The Department of Greece and Rome at the British Museum has one of the most comprehensive collections of antiquities from the Classical world, with over 100,000 objects. These mostly range in date from the beginning of the Greek Bronze Age (about 3200 BC) to the reign of the Roman emperor Constantine in the fourth century AD, with some pagan survivals.
The Capitoline Museums is a single museum containing a group of art and archaeological museums in Piazza del Campidoglio, on top of the Capitoline Hill in Rome, Italy.
The Louvre is the world's largest art museum and a historic monument in Paris, France. The museum encompasses designated departments of Egyptian Antiquities; Greek, Etruscan, and Roman Antiquities; and Near Eastern Antiquities.
The National Archaeological Museum is the largest museum in Greece and one of the most important in the world. Originally destined to receive all the 19th century excavations, mainly from Attica and other parts of the country, it gradually took the form of a central National Archaeological Museum and was enriched with finds from all parts of the Greek world.

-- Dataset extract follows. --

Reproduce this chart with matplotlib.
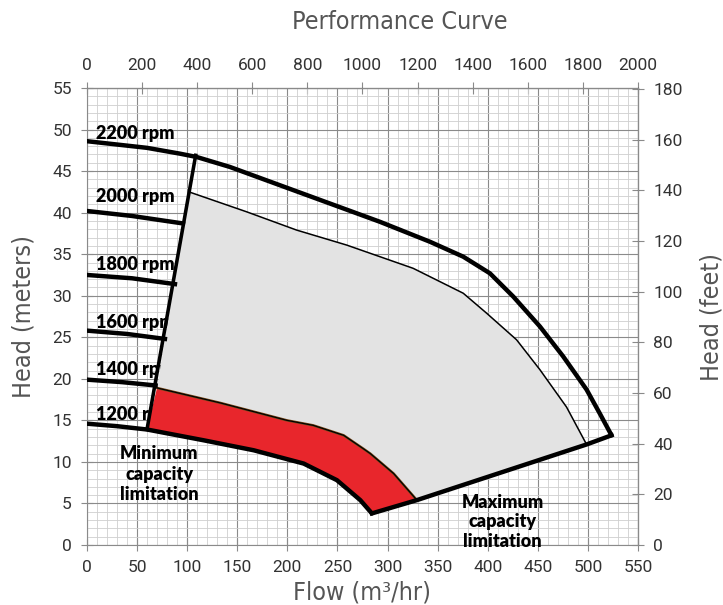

His rich collections, enumerating more than 11,000 exhibits, offer the visitor a panorama of ancient Greek culture from the prehistory to the late antiquity.
The National Archeological Museum is one of the most ancient and important museums for the abundance and uniqueness of its heritage and for the contribution it offered the European cultural survey.
The Vatican Museums contain masterpieces of painting, sculpture and other works of art collected by the popes through the centuries.